İLKSAN iyi yönetiliyor mu? Yönetilmiyor mu? vb. soruların bu savaşta bir önemi yok. O konu, sadece üyeyi yanına çekebilmenin ya da yanında tutabilmenin bir aparatı. Üyeler, yönetim değişikliğiyle bir devrim bekleyedursun, “Game of Union” baronlarının asıl önceliği taht oyunları, iktidar savaşları. Neticede İLKSAN'da sendikal bürokrasiyi tatmin edecek derecede mal varlığı, kadro ve koltuk var. Ve kim kazanırsa kazansın, bu koltuklara pek de öyle sıradan ilkokul öğretmenleri geleceğe benzemiyor. Onların görevi oy vererek temsili demokrasinin işleyişine işlerlik kazandırmak.

İLKSAN'ın 7 kişilik yönetim kurulunun 4'ünü MİLLİ Eğitim Bakanlığı'nın üst düzey bürokratları oluşturuyor. Onlarla aynı masada oturup birlikte yönetim oluşturmanın cazibesi de cabası. Sendikalar büyüyüp kitleselleştikçe sendikal bürokrasi gelişip serpilmeye ve perde arkasında genel çerçeveyi çizmeye başlıyor. Ve süreç içerisinde araçlar amaç olmaya, hedefe giden yolda önceleri kınanan eylemler mubah olmaya başlıyor.

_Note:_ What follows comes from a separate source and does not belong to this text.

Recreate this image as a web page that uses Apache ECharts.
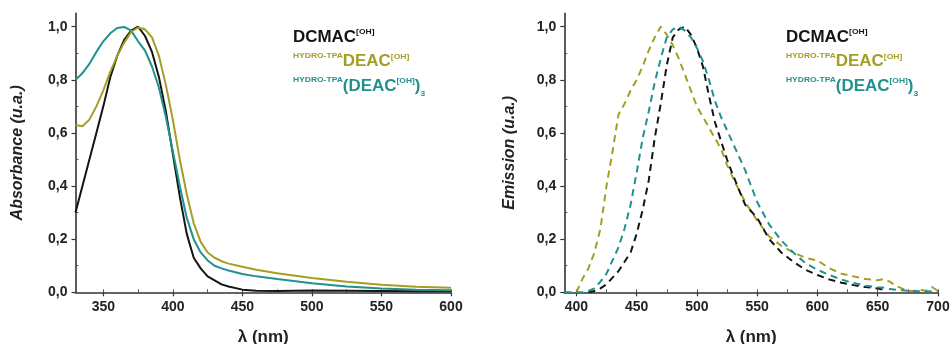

Geçen yazımızda dediğimiz gibi "winter is coming" ya Ali YALÇIN ve onun oyun kurucu usta oyuncusu için ya da Talip Geylan ve Türk Eğitim-Sen için geliyor. Mücadeleyi onur savaşına dönüştüren; Ali YALÇIN'ın bir dış zafere olan ihtiyacıdır. Zira Ali YALÇIN, dışarıda zafer kazanamazsa içeride havanın soğuyacağını iyi biliyor. Özellikle yetkili sendika olarak girilen İLKSAN seçimlerinin üst üste defalarca kazanılamamış olması kamuoyu tarafından; siyasi konjoktürle alınan genel yetkinin gönüllere nakşedilememiş olmasının bir sonucu ve güvensizlik oyu olarak görülecektir. Ali YALÇIN’ı ürküten ve titreten de bu tablo.

Winter is coming… Kış geliyor. Ama kimin için?